● Your objective
Transcribe all of the material below word for word and leave out its pictures.

◆ ◆ ◆ ◆ ◆

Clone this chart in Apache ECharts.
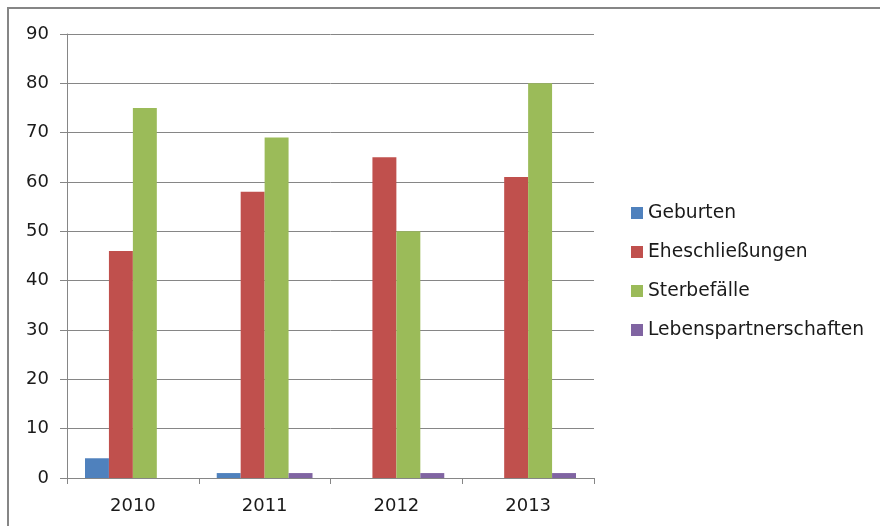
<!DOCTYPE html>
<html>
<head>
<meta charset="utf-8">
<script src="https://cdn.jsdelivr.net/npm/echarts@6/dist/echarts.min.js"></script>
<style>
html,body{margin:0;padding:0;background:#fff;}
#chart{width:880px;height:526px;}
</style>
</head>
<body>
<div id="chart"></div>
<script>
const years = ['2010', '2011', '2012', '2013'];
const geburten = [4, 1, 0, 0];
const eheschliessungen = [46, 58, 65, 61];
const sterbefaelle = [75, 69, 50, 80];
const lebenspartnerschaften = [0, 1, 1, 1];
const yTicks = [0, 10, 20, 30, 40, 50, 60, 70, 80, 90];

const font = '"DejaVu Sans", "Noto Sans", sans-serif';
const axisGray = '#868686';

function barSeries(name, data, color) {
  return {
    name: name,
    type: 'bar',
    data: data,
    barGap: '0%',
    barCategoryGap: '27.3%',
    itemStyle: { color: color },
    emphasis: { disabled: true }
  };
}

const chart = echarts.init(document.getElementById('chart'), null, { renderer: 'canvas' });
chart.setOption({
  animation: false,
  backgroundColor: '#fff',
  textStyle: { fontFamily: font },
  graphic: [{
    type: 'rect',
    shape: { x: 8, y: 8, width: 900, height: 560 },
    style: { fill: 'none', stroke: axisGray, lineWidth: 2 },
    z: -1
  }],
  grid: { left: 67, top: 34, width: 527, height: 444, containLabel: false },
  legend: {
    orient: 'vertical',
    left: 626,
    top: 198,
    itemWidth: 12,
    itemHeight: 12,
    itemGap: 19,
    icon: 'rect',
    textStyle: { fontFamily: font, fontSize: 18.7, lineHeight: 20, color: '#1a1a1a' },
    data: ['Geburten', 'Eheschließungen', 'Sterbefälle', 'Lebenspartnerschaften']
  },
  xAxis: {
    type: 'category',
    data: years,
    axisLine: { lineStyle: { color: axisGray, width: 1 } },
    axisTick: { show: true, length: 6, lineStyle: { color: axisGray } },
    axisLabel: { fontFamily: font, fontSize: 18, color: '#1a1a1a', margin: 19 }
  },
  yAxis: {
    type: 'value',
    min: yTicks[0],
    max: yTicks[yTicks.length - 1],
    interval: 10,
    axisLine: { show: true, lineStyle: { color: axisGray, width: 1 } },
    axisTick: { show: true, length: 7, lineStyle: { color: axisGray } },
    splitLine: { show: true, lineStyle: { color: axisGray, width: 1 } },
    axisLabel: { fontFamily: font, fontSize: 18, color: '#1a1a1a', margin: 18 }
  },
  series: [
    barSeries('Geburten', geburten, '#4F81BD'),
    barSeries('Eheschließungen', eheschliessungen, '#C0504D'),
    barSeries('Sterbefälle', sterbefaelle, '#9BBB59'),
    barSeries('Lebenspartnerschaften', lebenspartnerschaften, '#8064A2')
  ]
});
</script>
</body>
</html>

◆ ◆ ◆ ◆ ◆

● Exercise response
Clone this chart in Apache ECharts.
<!DOCTYPE html>
<html>
<head>
<meta charset="utf-8">
<script src="https://cdn.jsdelivr.net/npm/echarts@6/dist/echarts.min.js"></script>
<style>
html,body{margin:0;padding:0;background:#fff;}
#chart{width:880px;height:526px;}
</style>
</head>
<body>
<div id="chart"></div>
<script>
const years = ['2010', '2011', '2012', '2013'];
const geburten = [4, 1, 0, 0];
const eheschliessungen = [46, 58, 65, 61];
const sterbefaelle = [75, 69, 50, 80];
const lebenspartnerschaften = [0, 1, 1, 1];
const yTicks = [0, 10, 20, 30, 40, 50, 60, 70, 80, 90];

const font = '"DejaVu Sans", "Noto Sans", sans-serif';
const axisGray = '#868686';

function barSeries(name, data, color) {
  return {
    name: name,
    type: 'bar',
    data: data,
    barGap: '0%',
    barCategoryGap: '27.3%',
    itemStyle: { color: color },
    emphasis: { disabled: true }
  };
}

const chart = echarts.init(document.getElementById('chart'), null, { renderer: 'canvas' });
chart.setOption({
  animation: false,
  backgroundColor: '#fff',
  textStyle: { fontFamily: font },
  graphic: [{
    type: 'rect',
    shape: { x: 8, y: 8, width: 900, height: 560 },
    style: { fill: 'none', stroke: axisGray, lineWidth: 2 },
    z: -1
  }],
  grid: { left: 67, top: 34, width: 527, height: 444, containLabel: false },
  legend: {
    orient: 'vertical',
    left: 626,
    top: 198,
    itemWidth: 12,
    itemHeight: 12,
    itemGap: 19,
    icon: 'rect',
    textStyle: { fontFamily: font, fontSize: 18.7, lineHeight: 20, color: '#1a1a1a' },
    data: ['Geburten', 'Eheschließungen', 'Sterbefälle', 'Lebenspartnerschaften']
  },
  xAxis: {
    type: 'category',
    data: years,
    axisLine: { lineStyle: { color: axisGray, width: 1 } },
    axisTick: { show: true, length: 6, lineStyle: { color: axisGray } },
    axisLabel: { fontFamily: font, fontSize: 18, color: '#1a1a1a', margin: 19 }
  },
  yAxis: {
    type: 'value',
    min: yTicks[0],
    max: yTicks[yTicks.length - 1],
    interval: 10,
    axisLine: { show: true, lineStyle: { color: axisGray, width: 1 } },
    axisTick: { show: true, length: 7, lineStyle: { color: axisGray } },
    splitLine: { show: true, lineStyle: { color: axisGray, width: 1 } },
    axisLabel: { fontFamily: font, fontSize: 18, color: '#1a1a1a', margin: 18 }
  },
  series: [
    barSeries('Geburten', geburten, '#4F81BD'),
    barSeries('Eheschließungen', eheschliessungen, '#C0504D'),
    barSeries('Sterbefälle', sterbefaelle, '#9BBB59'),
    barSeries('Lebenspartnerschaften', lebenspartnerschaften, '#8064A2')
  ]
});
</script>
</body>
</html>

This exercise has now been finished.